Andrzej Haręza jest rzeźbiarzem i stolarzem, mieszkającym we własnoręcznie zbudowanym domu we wsi Talki na Mazurach. Przez dwadzieścia pięć lat pracował w szkole podstawowej, ucząc plastyki. Obecnie jest na emeryturze, zajmuje się głównie działalnością artystyczną i rzemieślniczą.
Kilka lat temu Andrzej Haręza zbudował kołatkę – rzeźbę inspirowaną instrumentami wykorzystywanymi w ludowych obrzędach wielkanocnych. Terkotki i kołatki są związane z ginącą tradycją półpościa czy śródpościa. Dzieci biegały od domu do domu, hałasując przy pomocy tych instrumentów, krzycząc „półpoście, półpoście!” oraz dostając za to drobne pieniądze i słodycze.

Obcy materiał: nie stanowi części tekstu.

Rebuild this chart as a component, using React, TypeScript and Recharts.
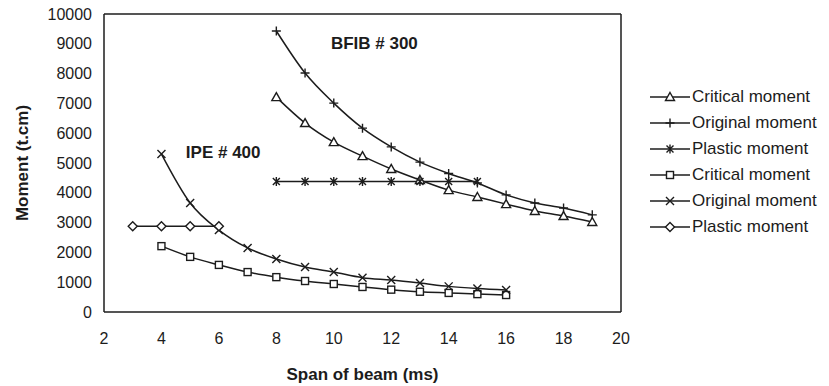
import React from "react";
import { CartesianGrid, Legend, Line, LineChart, ReferenceDot, XAxis, YAxis } from "recharts";

// span of beam (ms) for each group of curves
const ipePlasticSpans = [3, 4, 5, 6];
const ipeSpans = [4, 5, 6, 7, 8, 9, 10, 11, 12, 13, 14, 15, 16];
const bfibSpans = [8, 9, 10, 11, 12, 13, 14, 15, 16, 17, 18, 19];
const bfibPlasticSpans = [8, 9, 10, 11, 12, 13, 14, 15];

// moments (t.cm)
const bfibCritical = [7210, 6340, 5700, 5230, 4800, 4430, 4090, 3860, 3620, 3390, 3220, 3020];
const bfibOriginal = [9430, 8020, 7010, 6170, 5540, 5030, 4650, 4330, 3930, 3660, 3490, 3260];
const bfibPlastic = [4380, 4380, 4380, 4380, 4380, 4380, 4380, 4380];
const ipeCritical = [2210, 1850, 1580, 1340, 1170, 1040, 940, 840, 750, 680, 640, 600, 570];
const ipeOriginal = [5300, 3660, 2750, 2150, 1780, 1510, 1340, 1150, 1070, 970, 860, 790, 740];
const ipePlastic = [2880, 2880, 2880, 2880];

const xTicks = [2, 4, 6, 8, 10, 12, 14, 16, 18, 20];
const yTicks = [0, 1000, 2000, 3000, 4000, 5000, 6000, 7000, 8000, 9000, 10000];

const FONT = "'Liberation Sans', Arial, sans-serif";
const INK = "#1c1c1c";

type MarkerKind = "triangle" | "plus" | "star" | "square" | "cross" | "diamond";

const series: { key: string; name: string; marker: MarkerKind; spans: number[]; values: number[] }[] = [
  { key: "bfibCritical", name: "Critical moment", marker: "triangle", spans: bfibSpans, values: bfibCritical },
  { key: "bfibOriginal", name: "Original moment", marker: "plus", spans: bfibSpans, values: bfibOriginal },
  { key: "bfibPlastic", name: "Plastic moment", marker: "star", spans: bfibPlasticSpans, values: bfibPlastic },
  { key: "ipeCritical", name: "Critical moment", marker: "square", spans: ipeSpans, values: ipeCritical },
  { key: "ipeOriginal", name: "Original moment", marker: "cross", spans: ipeSpans, values: ipeOriginal },
  { key: "ipePlastic", name: "Plastic moment", marker: "diamond", spans: ipePlasticSpans, values: ipePlastic },
];

const allSpans = Array.from(new Set(series.flatMap((s) => s.spans))).sort((a, b) => a - b);
const data = allSpans.map((span) => {
  const row: Record<string, number | null> = { span };
  series.forEach((s) => {
    const i = s.spans.indexOf(span);
    row[s.key] = i >= 0 ? s.values[i] : null;
  });
  return row;
});

const Marker = ({ kind, cx, cy }: { kind: MarkerKind; cx: number; cy: number }) => {
  const p = { stroke: INK, strokeWidth: 1.4, fill: "#fff" };
  switch (kind) {
    case "triangle":
      return <path d={`M${cx},${cy - 4.5}L${cx + 4.5},${cy + 3.5}L${cx - 4.5},${cy + 3.5}Z`} {...p} />;
    case "square":
      return <rect x={cx - 3.5} y={cy - 3.5} width={7} height={7} {...p} />;
    case "diamond":
      return <path d={`M${cx},${cy - 4.5}L${cx + 4.5},${cy}L${cx},${cy + 4.5}L${cx - 4.5},${cy}Z`} {...p} />;
    case "plus":
      return <path d={`M${cx - 4.5},${cy}H${cx + 4.5}M${cx},${cy - 4.5}V${cy + 4.5}`} {...p} fill="none" />;
    case "cross":
      return <path d={`M${cx - 4},${cy - 4}L${cx + 4},${cy + 4}M${cx - 4},${cy + 4}L${cx + 4},${cy - 4}`} {...p} fill="none" />;
    default:
      return (
        <path
          d={`M${cx - 3.5},${cy - 3.5}L${cx + 3.5},${cy + 3.5}M${cx - 3.5},${cy + 3.5}L${cx + 3.5},${cy - 3.5}M${cx},${cy - 4.5}V${cy + 4.5}`}
          {...p}
          fill="none"
        />
      );
  }
};

const renderLegend = () => (
  <div style={{ fontFamily: FONT, fontSize: 17, color: INK }}>
    {series.map((s) => (
      <div key={s.key} style={{ display: "flex", alignItems: "center", height: 26 }}>
        <svg width={44} height={14} style={{ display: "block" }}>
          <line x1={2} y1={7} x2={42} y2={7} stroke={INK} strokeWidth={1.5} />
          <Marker kind={s.marker} cx={22} cy={7} />
        </svg>
        <span style={{ whiteSpace: "nowrap" }}>{s.name}</span>
      </div>
    ))}
  </div>
);

const tickStyle = { fill: INK, fontSize: 16, fontFamily: FONT };
const titleStyle = { fill: INK, fontSize: 17, fontWeight: "bold" as const, fontFamily: FONT };
const frame = { stroke: INK, strokeWidth: 1.5 };

export default function App() {
  return (
    <div style={{ position: "absolute", left: 0, top: 0, width: 829, height: 386, background: "#fff" }}>
      <LineChart width={829} height={386} data={data} margin={{ top: 14, right: 208, left: 0, bottom: 0 }}>
        {/* only the top and right edges of the box */}
        <CartesianGrid stroke={INK} strokeWidth={1.5} horizontalValues={[10000]} verticalValues={[20]} />
        <XAxis
          dataKey="span"
          type="number"
          domain={[2, 20]}
          ticks={xTicks}
          height={74}
          axisLine={frame}
          tickLine={false}
          tickSize={0}
          tickMargin={21}
          tick={tickStyle}
          label={{ value: "Span of beam (ms)", position: "insideBottom", offset: 6, style: titleStyle }}
        />
        <YAxis
          type="number"
          domain={[0, 10000]}
          ticks={yTicks}
          width={104}
          axisLine={frame}
          tickLine={false}
          tickSize={0}
          tickMargin={12}
          tick={tickStyle}
          label={{
            value: "Moment (t.cm)",
            angle: -90,
            position: "insideLeft",
            offset: 22,
            style: { ...titleStyle, textAnchor: "middle" },
          }}
        />
        {series.map((s) => (
          <Line
            key={s.key}
            dataKey={s.key}
            name={s.name}
            type="monotone"
            stroke={INK}
            strokeWidth={1.5}
            isAnimationActive={false}
            dot={(props: any) =>
              props.value == null || props.cy == null ? (
                <g key={`${s.key}-${props.index}`} />
              ) : (
                <Marker key={`${s.key}-${props.index}`} kind={s.marker} cx={props.cx} cy={props.cy} />
              )
            }
            activeDot={false}
          />
        ))}
        <ReferenceDot
          x={9.9}
          y={9030}
          r={0}
          fill="none"
          stroke="none"
          label={{ value: "BFIB # 300", position: "right", offset: 0, style: titleStyle }}
        />
        <ReferenceDot
          x={4.85}
          y={5370}
          r={0}
          fill="none"
          stroke="none"
          label={{ value: "IPE # 400", position: "right", offset: 0, style: titleStyle }}
        />
        <Legend
          layout="horizontal"
          verticalAlign="middle"
          align="center"
          content={renderLegend}
          wrapperStyle={{ left: 648, top: 84, width: 181 }}
        />
      </LineChart>
    </div>
  );
}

Dźwięk terkotek i kołatek miał wybudzić ludzi z zimowego marazmu.
Haręza użył swojej hałasującej rzeźby w skali 1:1, w proteście przeciwko komercjalizacji i wysokim cenom opłat za stoiska na jarmarku folklorystycznym w Węgorzewie oraz podczas grudniowych protestów Komitetu Obrony Demokracji w Ełku. Jest to łatwe do przenoszenia, skuteczne narzędzie protestu, w formie, która przypomina m. in. drewniane rzeźby Jerzego Beresia i jego Taczki polskie z 1966 roku.